Measurement and resource allocation problems in data streaming systems
MetadataShow full item record
In a data streaming system, each component consumes one or several streams of data on the fly and produces one or several streams of data for other components. The entire Internet can be viewed as a giant data streaming system. Other examples include real-time exploratory data mining and high performance transaction processing. In this thesis we study several measurement and resource allocation optimization problems of data streaming systems. Measuring quantities associated with one or several data streams is often challenging because the sheer volume of data makes it impractical to store the streams in memory or ship them across the network. A data streaming algorithm processes a long stream of data in one pass using a small working memory (called a sketch). Estimation queries can then be answered from one or more such sketches.
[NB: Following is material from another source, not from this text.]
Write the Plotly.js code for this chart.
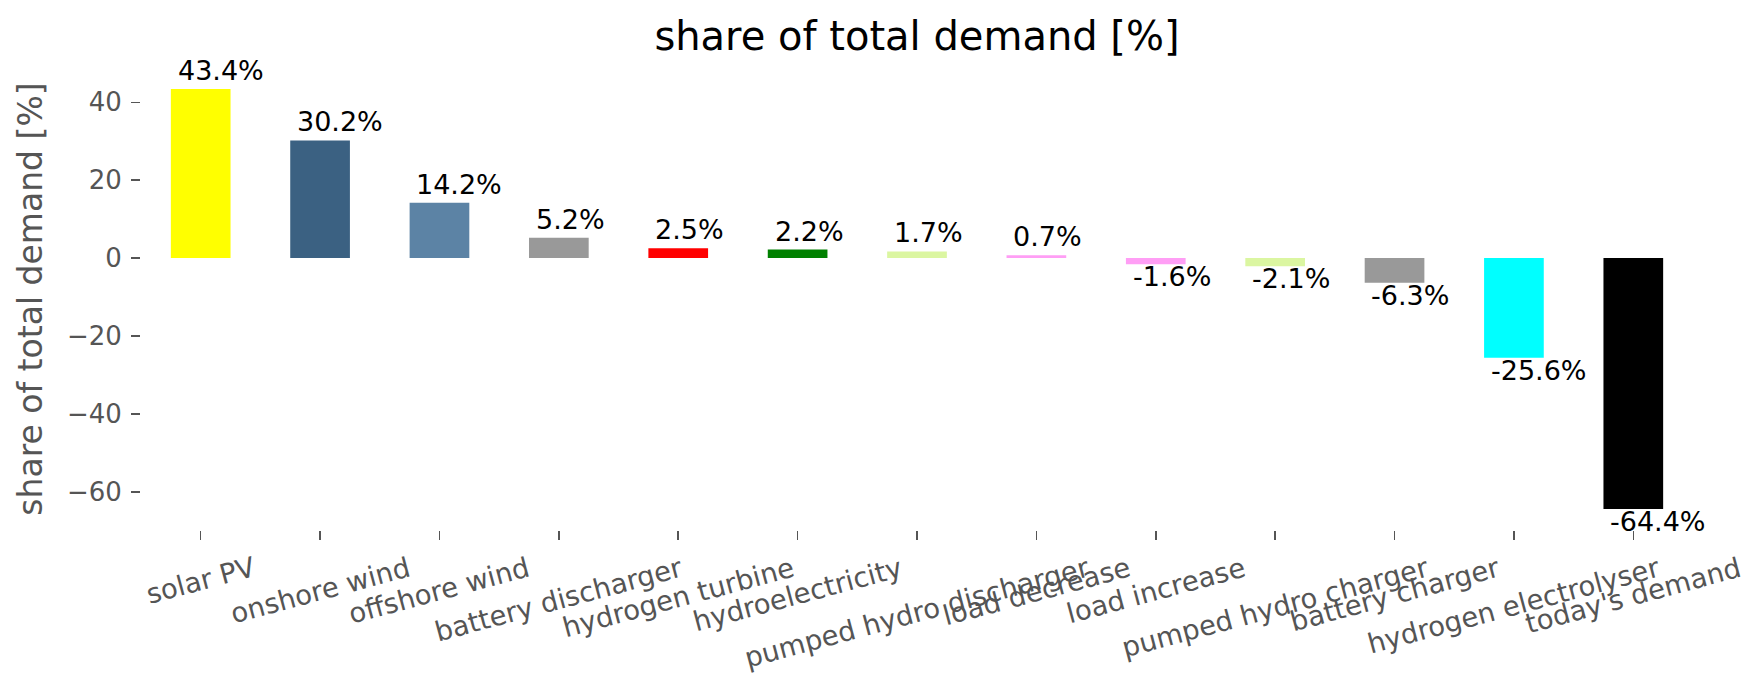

An important task is to analyze the performance guarantee of such algorithms. In this thesis we describe a tail bound problem that often occurs and present a technique for solving it using majorization and convex ordering theories. We present two algorithms that utilize our technique. The first is to store a large array of counters in DRAM while achieving the update speed of SRAM. The second is to detect global icebergs across distributed data streams. Resource allocation decisions are important for the performance of a data streaming system. The processing graph of a data streaming system forms a fork and join network. The underlying data processing tasks consists of a rich set of semantics that include synchronous and asynchronous data fork and data join. The different types of semantics and processing requirements introduce complex interdependence between various data streams within the network. We study the distributed resource allocation problem in such systems with the goal of achieving the maximum total utility of output streams. For networks with only synchronous fork and join semantics, we present several decentralized iterative algorithms using primal and dual based optimization techniques. For general networks with both synchronous and asynchronous fork and join semantics, we present a novel modeling framework to formulate the resource allocation problem, and present a shadow-queue based decentralized iterative algorithm to solve the resource allocation problem. We show that all the algorithms guarantee optimality and demonstrate through simulation that they can adapt quickly to dynamically changing environments.